NEW HANOVER COUNTY – Against the constant drumbeat of construction and expansion in the area, Masonboro Island is a distinct counterpoint: undeveloped, uninhabited and untouched. But not, as many locals know, unthreatened.
Tom Hackler, who serves on the board of Masonboro.org, told Port City Daily his organization has spent the better part of the last decade trying to keep the pristine quarter-square-mile island the way it is.
The organization, founded by Richard Johnson and Jack Kilbourne in 2009, came out of local efforts to keep the island clean.
“We were really just a group of friends, surfers, kayakers, boaters, who all knew each other,” Hackler said. “It really started one year after the Fourth of July, when a bunch of us went out to the island to pick up the trash from the night before. We were a little afraid it would send the wrong message, that people would just think we were the trash guys.”
Hackler and other members of the waterfront community started Masonboro.org as a non-profit dedicated to protecting Masonboro; but the threat wasn’t development. Accessible only by boat, and protected as part of the North Carolina National Estuarine Research Reserve, Masonboro won’t be the site of any flashy beach hotels or high-priced condos in the foreseeable future. But it is popular destination for campers – and partiers.
“It’s uninhabited and, except for the occasional visit by the Coast Guard, it’s got a touch of the wild west,” Hackler said. “That’s what makes it so beautiful out there, but … it can be abused pretty easily. People go out there, just for an afternoon, but they can leave a lot of trash behind. You can do a lot of damage in an afternoon if you don’t really care about the ecosystem.”
A long-term plan to protect the Masonboro environment
Members from Masonboro.org still go out on their own to clean up the island, but the group came up with a long-range approach.
Hackler and other members came to the conclusion that the island is not really a tourist destination; few people outside the area know the island is even there, and many visitors to the area don’t bring a boat to get there.
“It’s locals going out there, and so we thought we could reach the locals, and teach them to be invested in the resource that Masonboro really is,” Hackler said. “Instead of picking up after them when they’re 20, we thought we could educate them when they’re 12.”
In 2012, Masonboro.org got together volunteers who took the fifth grade from Wrightsville Elementary School for a day trip to the island. The trip went well, Hackler said; volunteers and students alike had a good time. The next year they took out 300 kids. According to Hackler, that’s when things started getting serious.

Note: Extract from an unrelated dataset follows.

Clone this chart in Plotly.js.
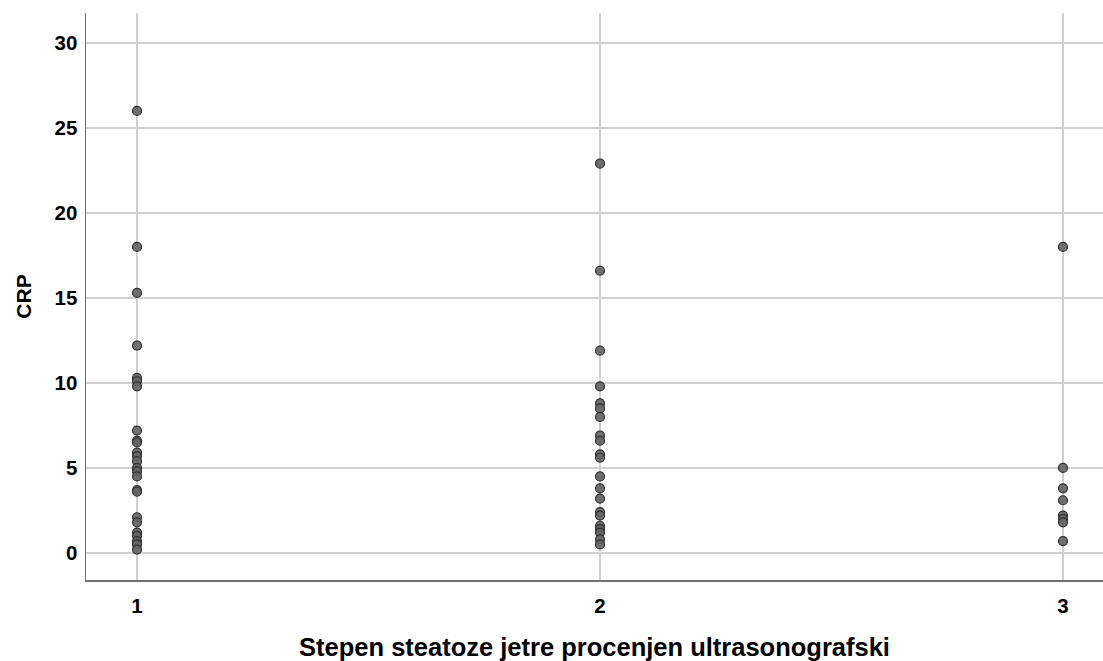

This was the beginning of their ILX program.
“We were getting great feedback, and we wanted to keep growing the program. But, you know, you’re taking 300 kids out on the water, there are some pretty serious liability issues.” Hackler said. “We had to get insured, we had to get a handle of the logistics.”
By the third year, Masonboro.org had raised enough money to take 600 students to the island, the following year it was nearly 1,600. Last year, the organization applied for and received a $35,000 grant from Duke Energy to continue building the program.
“At that point, our goal started to look possible,” Hackler said. “At that point we said, ‘we really could take every fifth grader in the county to the island.”
The (entire) next generation of New Hanover County
This year, Hackler said volunteers are aiming to do just that. The group has applied for another grant, this time for twice as much — $70,000 – from Duke. Hackler is confident Masonboro.org will raise the money, which goes largely to the cost of renting large day-cruise boats in Carolina Beach to ferry the students to Masonboro Island.
At the beginning of June, the organization will hold its annual fundraiser, which Hackler expects to cover any shortfall between a Duke grant and the total cost.
It’s a lot of money and a lot volunteer time – most Masonboro.org volunteers donate about 150 hours every year – but the end goal is crucial, Hackler said.
“We’re trying to protect the island, to make this students better stewards of the environment when they grow up,” Hackler said. “But we’re also introducing a lot of students to the ecological resources they don’t know they have. We’re going countywide with this, and we’ve seen a lot of underprivileged students who have no idea all this – Masonboro, the estuary, the beaches – is right in their backyard.”
The educational services provided en route and on the island come from volunteers. Richard Cecelski, director of Carolina Ocean Study, has been providing volunteer educators for several years.
Supervision comes from other volunteers, from Masonboro.org, schools and parents.
Hackler said if the program can sustainably manage taking every fifth grader to the island – in effect, taking an entire generation of New Hanover County over the next 10 years – it will have proved its worth. Then, Hackler said, the goal is to turn it over to the county school system.
“That’s our hope, anyway,” Hackler said. “We’ll essentially have it up and running. We hope the importance of the program is clear and the county will take it over and make this an institution.”